Quantifying Derelict Traps
To quantify the number of derelict traps throughout the Chesapeake and to evaluate the direct effects of derelict traps on blue crabs and other estuarine species, the NOAA Chesapeake Bay Office, with support from the NOAA Marine Debris Program, conducted field work and research in the Maryland portion of the bay. The densities of derelict crab traps were quantified and examined using side-scan sonar, ground-truthing surveys, and a diver-based survey.
The survey results indicate that derelict traps appear to be ubiquitous in areas where the commercial hard crab trap fishery is active. The total number of derelict traps in the Maryland Bay is estimated to be more than 84,500 traps.
A Measurable Source of Unaccounted Fishing Mortality
To determine the effects of derelict traps, scientists deployed and monitored experimental crab traps, revealing that blue crab and a variety of by-catch species continue to be captured and killed even after bait in the trap is gone. Experimental traps continued to capture species for the entire study, indicating that derelict traps last for at least 14 months.

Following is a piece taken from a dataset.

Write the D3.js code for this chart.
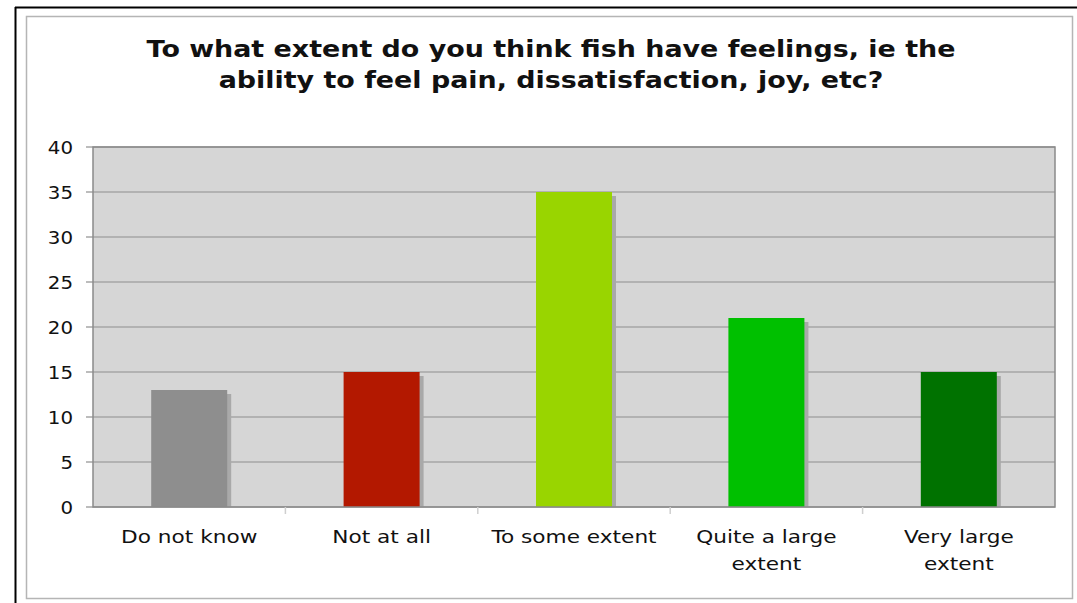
<!DOCTYPE html>
<meta charset="utf-8">
<script src="https://d3js.org/d3.v7.min.js"></script>
<style>
  body { margin: 0; background: #fff; }
  text { font-family: "DejaVu Sans", Verdana, sans-serif; fill: #111; }
</style>
<svg id="chart" width="1077" height="603"></svg>
<script>
  // data
  const categories = ["Do not know", "Not at all", "To some extent", "Quite a large extent", "Very large extent"];
  const labelLines = [["Do not know"], ["Not at all"], ["To some extent"], ["Quite a large", "extent"], ["Very large", "extent"]];
  const values = [13, 15, 35, 21, 15];
  const colors = ["#8e8e8e", "#b31800", "#99d500", "#00c000", "#007200"];
  const yTicks = [0, 5, 10, 15, 20, 25, 30, 35, 40];
  const titleLines = ["To what extent do you think fish have feelings, ie the",
                      "ability to feel pain, dissatisfaction, joy, etc?"];

  const svg = d3.select("#chart");

  // outer frame (black) and inner chart border (gray)
  svg.append("line").attr("x1", 15).attr("x2", 1077).attr("y1", 7.5).attr("y2", 7.5)
    .attr("stroke", "#000").attr("stroke-width", 2);
  svg.append("line").attr("x1", 15.5).attr("x2", 15.5).attr("y1", 7).attr("y2", 603)
    .attr("stroke", "#000").attr("stroke-width", 2);
  svg.append("rect").attr("x", 26.5).attr("y", 16.5).attr("width", 1046).attr("height", 582)
    .attr("fill", "#fff").attr("stroke", "#b5b5b5").attr("stroke-width", 1.5);

  // title (source text is a bit wider than DejaVu, so stretch horizontally)
  svg.append("g").selectAll("text")
    .data(titleLines).join("text")
    .attr("transform", (d, i) => `translate(551,${57 + i * 31}) scale(1.17,1)`)
    .attr("text-anchor", "middle")
    .style("font-size", "23px").style("font-weight", "bold")
    .text(d => d);

  const margin = { left: 93, top: 147, right: 1055, bottom: 507 };

  const x = d3.scaleBand().domain(categories).range([margin.left, margin.right]).paddingInner(0).paddingOuter(0);
  const y = d3.scaleLinear().domain([0, 40]).range([margin.bottom, margin.top]);

  // plot background
  svg.append("rect")
    .attr("x", margin.left).attr("y", margin.top)
    .attr("width", margin.right - margin.left).attr("height", margin.bottom - margin.top)
    .attr("fill", "#d6d6d6");

  // gridlines
  svg.append("g").selectAll("line")
    .data(yTicks).join("line")
    .attr("x1", margin.left - 7).attr("x2", margin.right)
    .attr("y1", d => y(d)).attr("y2", d => y(d))
    .attr("stroke", "#a6a6a6").attr("stroke-width", 1.5);

  const barW = 76;

  // shadows
  svg.append("g").selectAll("rect")
    .data(values).join("rect")
    .attr("x", (d, i) => x(categories[i]) + x.bandwidth() / 2 - barW / 2 + 4)
    .attr("y", d => y(d) + 4)
    .attr("width", barW)
    .attr("height", d => y(0) - y(d) - 4)
    .attr("fill", "#a9a9a9");

  // bars
  svg.append("g").selectAll("rect")
    .data(values).join("rect")
    .attr("x", (d, i) => x(categories[i]) + x.bandwidth() / 2 - barW / 2)
    .attr("y", d => y(d))
    .attr("width", barW)
    .attr("height", d => y(0) - y(d))
    .attr("fill", (d, i) => colors[i]);

  // plot border
  svg.append("rect")
    .attr("x", margin.left).attr("y", margin.top)
    .attr("width", margin.right - margin.left).attr("height", margin.bottom - margin.top)
    .attr("fill", "none").attr("stroke", "#8a8a8a").attr("stroke-width", 1.5);

  // y axis labels
  svg.append("g").selectAll("text")
    .data(yTicks).join("text")
    .attr("transform", d => `translate(73,${y(d) + 6.5}) scale(1.1,1)`)
    .attr("text-anchor", "end")
    .style("font-size", "18px")
    .text(d => d);

  // x category boundary ticks
  svg.append("g").selectAll("line")
    .data(categories.slice(1)).join("line")
    .attr("x1", d => x(d)).attr("x2", d => x(d))
    .attr("y1", margin.bottom).attr("y2", margin.bottom + 7)
    .attr("stroke", "#cfcfcf").attr("stroke-width", 1.5);

  // x labels
  const xl = svg.append("g").selectAll("text")
    .data(categories).join("text")
    .attr("transform", d => `translate(${x(d) + x.bandwidth() / 2},543) scale(1.17,1)`)
    .attr("text-anchor", "middle")
    .style("font-size", "18.5px");
  xl.selectAll("tspan")
    .data((d, i) => labelLines[i]).join("tspan")
    .attr("x", 0)
    .attr("dy", (d, i) => i === 0 ? 0 : 27)
    .text(d => d);
</script>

White perch had the highest mortality of all by-catch species and seem to be highly susceptible to derelict traps; other by-catch species included oyster toadfish, spot, pumpkinseed, Atlantic menhaden, Atlantic croaker, American eel, sheepshead, and black sea bass. Scientists estimate blue crab mortality is 20 crabs per trap per year.
Potential for Mitigation
The study's final report notes that although there are currently no management regulations in place to reduce ghost fishing by derelict traps, there are options to reduce the effects and potentially reduce the numbers of derelict traps in the Bay. These include modifications to the traps to help living resources escape from derelict traps, developing management strategies to reduce crab trap losses, and retrieving traps once they become derelict.
The NOAA Chesapeake Bay Office is working with partners on a similar study in Virginia. Information collected by NOAA will help scientists and managers work with industry to determine the best combination of approaches to reduce the loss of crab traps in the Chesapeake Bay.